What the task requires -> Transcribe the listing in full, excluding any pictures.

— BEGIN Entries supplied —

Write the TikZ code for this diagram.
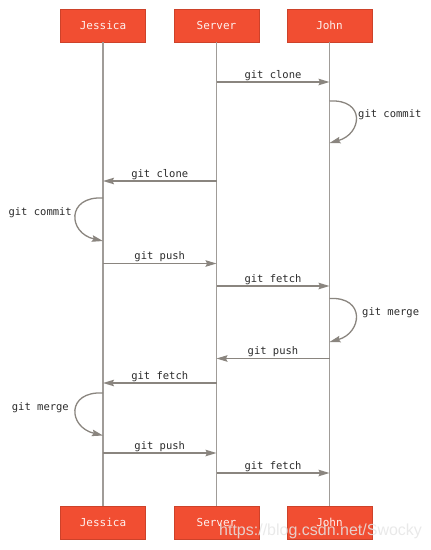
\documentclass[tikz,border=0pt]{standalone}
\usepackage{fontspec}
\setmonofont{DejaVu Sans Mono}
\newfontfamily\wmfont{Liberation Sans}
\usetikzlibrary{arrows.meta}
\definecolor{gitorange}{HTML}{F14E32}
\definecolor{lifegray}{HTML}{A09C98}
\definecolor{arrgray}{HTML}{8A857F}
\definecolor{labtext}{HTML}{2A2A2A}
\tikzset{
  actor/.style={fill=gitorange, draw=gitorange!85!black, line width=0.4pt, minimum width=85pt, minimum height=33pt, inner sep=0pt, text=white!92!gitorange, font=\ttfamily\fontsize{11}{12}\selectfont},
  lifeline/.style={draw=lifegray, line width=1.5pt},
  msg/.style={draw=arrgray, line width=1.3pt, -{Stealth[length=11pt,width=6.5pt,inset=1.5pt]}},
  lbl/.style={text=labtext, font=\ttfamily\fontsize{10.5}{12}\selectfont, inner sep=1pt}
}
\begin{document}
\begin{tikzpicture}[x=1pt,y=-1pt]
\useasboundingbox (0,0) rectangle (431,550);
% actors
\node[actor] (jt) at (103,25.5) {Jessica};
\node[actor] (st) at (216.5,25.5) {Server};
\node[actor] (nt) at (329.5,25.5) {John};
\node[actor] (jb) at (103,522.5) {Jessica};
\node[actor] (sb) at (216.5,522.5) {Server};
\node[actor] (nb) at (329.5,522.5) {John};
% lifelines
\draw[lifeline] (jt) -- (jb);
\draw[lifeline] (st) -- (sb);
\draw[lifeline] (nt) -- (nb);
% event points
\coordinate (s1) at (216.5,82); \coordinate (n1) at (329.5,82);
\coordinate (n2a) at (329.5,101); \coordinate (n2b) at (329.5,143);
\coordinate (s3) at (216.5,181); \coordinate (j3) at (103,181);
\coordinate (j4a) at (103,198); \coordinate (j4b) at (103,241);
\coordinate (j5) at (103,263.5); \coordinate (s5) at (216.5,263.5);
\coordinate (s6) at (216.5,286); \coordinate (n6) at (329.5,286);
\coordinate (n7a) at (329.5,298.5); \coordinate (n7b) at (329.5,342);
\coordinate (n8) at (329.5,358.5); \coordinate (s8) at (216.5,358.5);
\coordinate (s9) at (216.5,383); \coordinate (j9) at (103,383);
\coordinate (j10a) at (103,393); \coordinate (j10b) at (103,435.5);
\coordinate (j11) at (103,453); \coordinate (s11) at (216.5,453);
\coordinate (s12) at (216.5,473); \coordinate (n12) at (329.5,473);
% messages
\draw[msg] (s1) -- node[lbl, above] {git clone} (n1);
\draw[msg] (n2a) .. controls (366,99) and (362,134) .. (n2b);
\node[lbl, anchor=west] at (357,115) {git commit};
\draw[msg] (s3) -- node[lbl, above] {git clone} (j3);
\draw[msg] (j4a) .. controls (66,196) and (68,233) .. (j4b);
\node[lbl, anchor=east] at (73,213) {git commit};
\draw[msg] (j5) -- node[lbl, above] {git push} (s5);
\draw[msg] (s6) -- node[lbl, above] {git fetch} (n6);
\draw[msg] (n7a) .. controls (366,296.5) and (362,333) .. (n7b);
\node[lbl, anchor=west] at (361,313) {git merge};
\draw[msg] (n8) -- node[lbl, above] {git push} (s8);
\draw[msg] (s9) -- node[lbl, above] {git fetch} (j9);
\draw[msg] (j10a) .. controls (66,391) and (68,427) .. (j10b);
\node[lbl, anchor=east] at (70,408) {git merge};
\draw[msg] (j11) -- node[lbl, above] {git push} (s11);
\draw[msg] (s12) -- node[lbl, above] {git fetch} (n12);
% watermark
\node[text=white!80!gray, opacity=0.85, font=\wmfont\fontsize{16}{17}\selectfont, anchor=west, inner sep=0pt] (wm) at (219,531.5) {https://blog.csdn.net/Swocky};
\end{tikzpicture}
\end{document}
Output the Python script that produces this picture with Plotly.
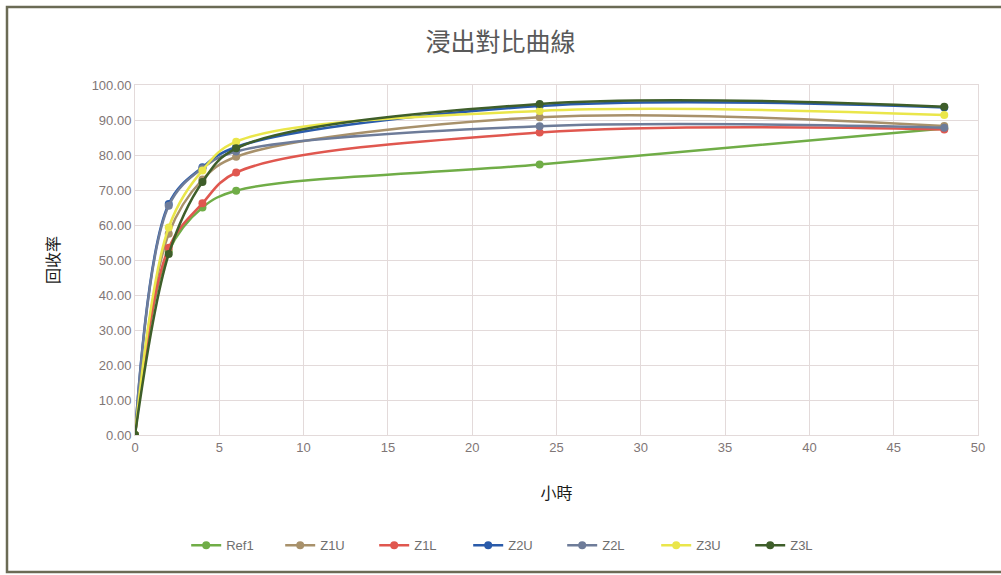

— END Entries supplied —

Exercise result ->
Write the TikZ code for this diagram.
\documentclass[tikz,border=0pt]{standalone}
\usepackage{fontspec}
\setmonofont{DejaVu Sans Mono}
\newfontfamily\wmfont{Liberation Sans}
\usetikzlibrary{arrows.meta}
\definecolor{gitorange}{HTML}{F14E32}
\definecolor{lifegray}{HTML}{A09C98}
\definecolor{arrgray}{HTML}{8A857F}
\definecolor{labtext}{HTML}{2A2A2A}
\tikzset{
  actor/.style={fill=gitorange, draw=gitorange!85!black, line width=0.4pt, minimum width=85pt, minimum height=33pt, inner sep=0pt, text=white!92!gitorange, font=\ttfamily\fontsize{11}{12}\selectfont},
  lifeline/.style={draw=lifegray, line width=1.5pt},
  msg/.style={draw=arrgray, line width=1.3pt, -{Stealth[length=11pt,width=6.5pt,inset=1.5pt]}},
  lbl/.style={text=labtext, font=\ttfamily\fontsize{10.5}{12}\selectfont, inner sep=1pt}
}
\begin{document}
\begin{tikzpicture}[x=1pt,y=-1pt]
\useasboundingbox (0,0) rectangle (431,550);
% actors
\node[actor] (jt) at (103,25.5) {Jessica};
\node[actor] (st) at (216.5,25.5) {Server};
\node[actor] (nt) at (329.5,25.5) {John};
\node[actor] (jb) at (103,522.5) {Jessica};
\node[actor] (sb) at (216.5,522.5) {Server};
\node[actor] (nb) at (329.5,522.5) {John};
% lifelines
\draw[lifeline] (jt) -- (jb);
\draw[lifeline] (st) -- (sb);
\draw[lifeline] (nt) -- (nb);
% event points
\coordinate (s1) at (216.5,82); \coordinate (n1) at (329.5,82);
\coordinate (n2a) at (329.5,101); \coordinate (n2b) at (329.5,143);
\coordinate (s3) at (216.5,181); \coordinate (j3) at (103,181);
\coordinate (j4a) at (103,198); \coordinate (j4b) at (103,241);
\coordinate (j5) at (103,263.5); \coordinate (s5) at (216.5,263.5);
\coordinate (s6) at (216.5,286); \coordinate (n6) at (329.5,286);
\coordinate (n7a) at (329.5,298.5); \coordinate (n7b) at (329.5,342);
\coordinate (n8) at (329.5,358.5); \coordinate (s8) at (216.5,358.5);
\coordinate (s9) at (216.5,383); \coordinate (j9) at (103,383);
\coordinate (j10a) at (103,393); \coordinate (j10b) at (103,435.5);
\coordinate (j11) at (103,453); \coordinate (s11) at (216.5,453);
\coordinate (s12) at (216.5,473); \coordinate (n12) at (329.5,473);
% messages
\draw[msg] (s1) -- node[lbl, above] {git clone} (n1);
\draw[msg] (n2a) .. controls (366,99) and (362,134) .. (n2b);
\node[lbl, anchor=west] at (357,115) {git commit};
\draw[msg] (s3) -- node[lbl, above] {git clone} (j3);
\draw[msg] (j4a) .. controls (66,196) and (68,233) .. (j4b);
\node[lbl, anchor=east] at (73,213) {git commit};
\draw[msg] (j5) -- node[lbl, above] {git push} (s5);
\draw[msg] (s6) -- node[lbl, above] {git fetch} (n6);
\draw[msg] (n7a) .. controls (366,296.5) and (362,333) .. (n7b);
\node[lbl, anchor=west] at (361,313) {git merge};
\draw[msg] (n8) -- node[lbl, above] {git push} (s8);
\draw[msg] (s9) -- node[lbl, above] {git fetch} (j9);
\draw[msg] (j10a) .. controls (66,391) and (68,427) .. (j10b);
\node[lbl, anchor=east] at (70,408) {git merge};
\draw[msg] (j11) -- node[lbl, above] {git push} (s11);
\draw[msg] (s12) -- node[lbl, above] {git fetch} (n12);
% watermark
\node[text=white!80!gray, opacity=0.85, font=\wmfont\fontsize{16}{17}\selectfont, anchor=west, inner sep=0pt] (wm) at (219,531.5) {https://blog.csdn.net/Swocky};
\end{tikzpicture}
\end{document}
Output the Python script that produces this picture with Plotly.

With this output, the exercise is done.